There are plenty which make serious but honest mistakes. Certainly, some polling orgs get clever with sampling, ordering, and wording to get their desired results. However, these dishonest manipulations are far more often designed to produce “newsworthy” results than a particular partisan bias. Subtle changes in wording which result in dramatic swings in polls which follow the existing media narratives are a classic example.
Several of the polling organizations are actually academic endeavors, where getting the methodology right is actually the central goal.
Nate Silver is popular (and respected) because he is extremely competent at statistical measurement.
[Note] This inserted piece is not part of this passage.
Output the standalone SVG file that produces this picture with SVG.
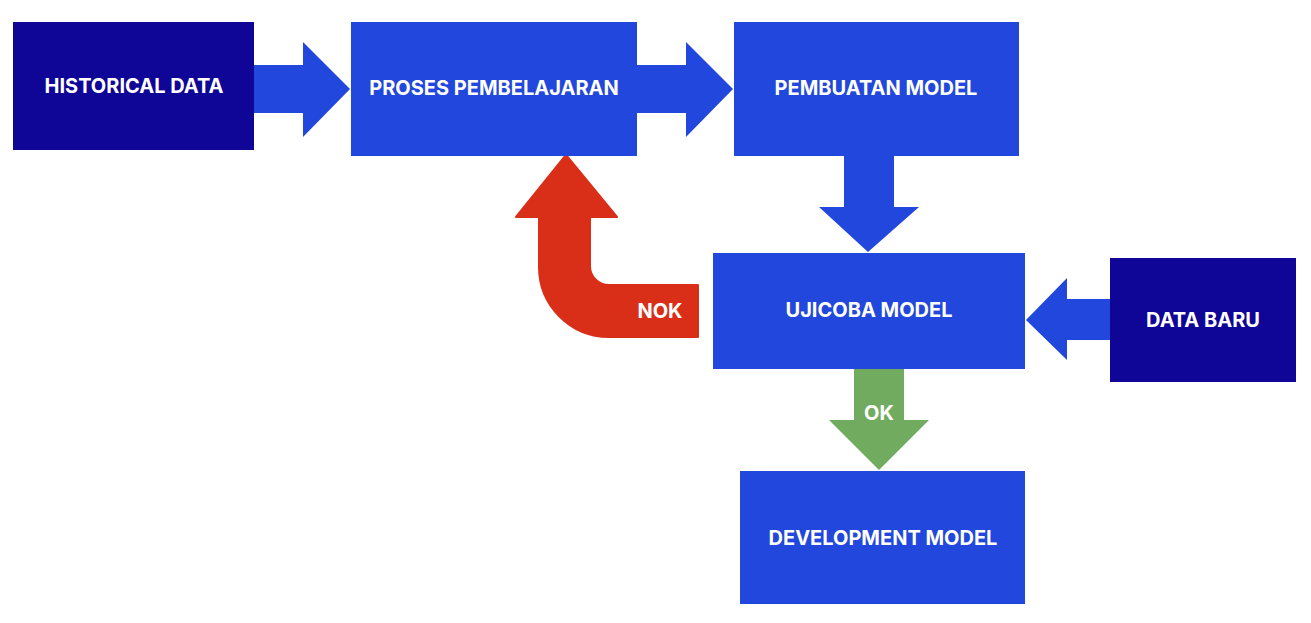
<svg xmlns="http://www.w3.org/2000/svg" width="1311" height="623" viewBox="0 0 1311 623">
<style>
.dark{fill:#0f0596}
.blue{fill:#2147dc}
.t{fill:#ffffff;font-family:Inter,"Liberation Sans",sans-serif;font-weight:700;font-size:20px;text-anchor:middle}
</style>
<rect width="1311" height="623" fill="#ffffff"/>
<g id="connectors">
<polygon id="c1" class="blue" points="254,65 303,65 303,42 350,89 303,137 303,113 254,113"/>
<polygon id="c2" class="blue" points="637,65 686,65 686,42 733,89 686,137 686,113 637,113"/>
<polygon id="c3" class="blue" points="844,156 894,156 894,207 919,207 868,252 819,207 844,207"/>
<polygon id="c4" class="blue" points="1110,299 1067,299 1067,278 1026,320 1067,360 1067,340 1110,340"/>
<g id="c5">
<polygon fill="#71ab5f" points="854,369 904,369 904,420 929,420 879,470 829,420 854,420"/>
<text class="t" x="879" y="420">OK</text>
</g>
<g id="c6">
<path fill="#d92f19" stroke="#d92f19" stroke-width="2" stroke-linejoin="round" d="M566,155 L617,217 L590,217 L590,266 A19,19 0 0 0 609,285 L698,285 L698,337 L609,337 A70,70 0 0 1 539,267 L539,217 L516,217 Z"/>
<text class="t" x="660" y="318">NOK</text>
</g>
</g>
<g id="historical"><rect class="dark" x="13" y="22" width="241" height="128"/><text class="t" x="134" y="93">HISTORICAL DATA</text></g>
<g id="proses"><rect class="blue" x="351" y="22" width="286" height="134"/><text class="t" x="494" y="95">PROSES PEMBELAJARAN</text></g>
<g id="pembuatan"><rect class="blue" x="734" y="22" width="285" height="134"/><text class="t" x="876" y="95">PEMBUATAN MODEL</text></g>
<g id="ujicoba"><rect class="blue" x="713" y="253" width="312" height="116"/><text class="t" x="869" y="317">UJICOBA MODEL</text></g>
<g id="databaru"><rect class="dark" x="1110" y="258" width="186" height="124"/><text class="t" x="1203" y="327">DATA BARU</text></g>
<g id="development"><rect class="blue" x="740" y="471" width="285" height="133"/><text class="t" x="883" y="545">DEVELOPMENT MODEL</text></g>
</svg>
He has also quickly gained real expertise in the subtleties of polling and the use of surveys and polls to actually make real measurements.
It is notable that he started off in the world of predictive baseball statistics, where being right is all that counts.
PS: Nate had a post a while back on
How to Poll on the Public Option.
Beyond being interesting, I think it also illustrates Nate’s essential geekiness and concern for ‘doing it right’.
wolfwalker, the “pox on both your houses” BS is getting really old.
[shrug] It’s what I think of polling and pollsters. I have no doubt that at least some pollsters try to get it right. I remain unconvinced that they can succeed reliably. I also remain unconvinced that there is anything honest about political polling — by anyone, on any side, of any issue whatever. Some of them bend the results on purpose, others do it unintentionally — but one way or another, they all do it.
I don’t trust any political poll, and I don’t recommend anyone else do so either.
wolfwalker, are you claiming that you make no moral distinction between pollsters making erroneous assumptions and fabricating the data?
I can see why it was so easy to con the sheeple on the “conservative” side of U.S. politics. They don’t care what the truth is.
Doesn’t this just mean the 538 uses a computer to fake their polls?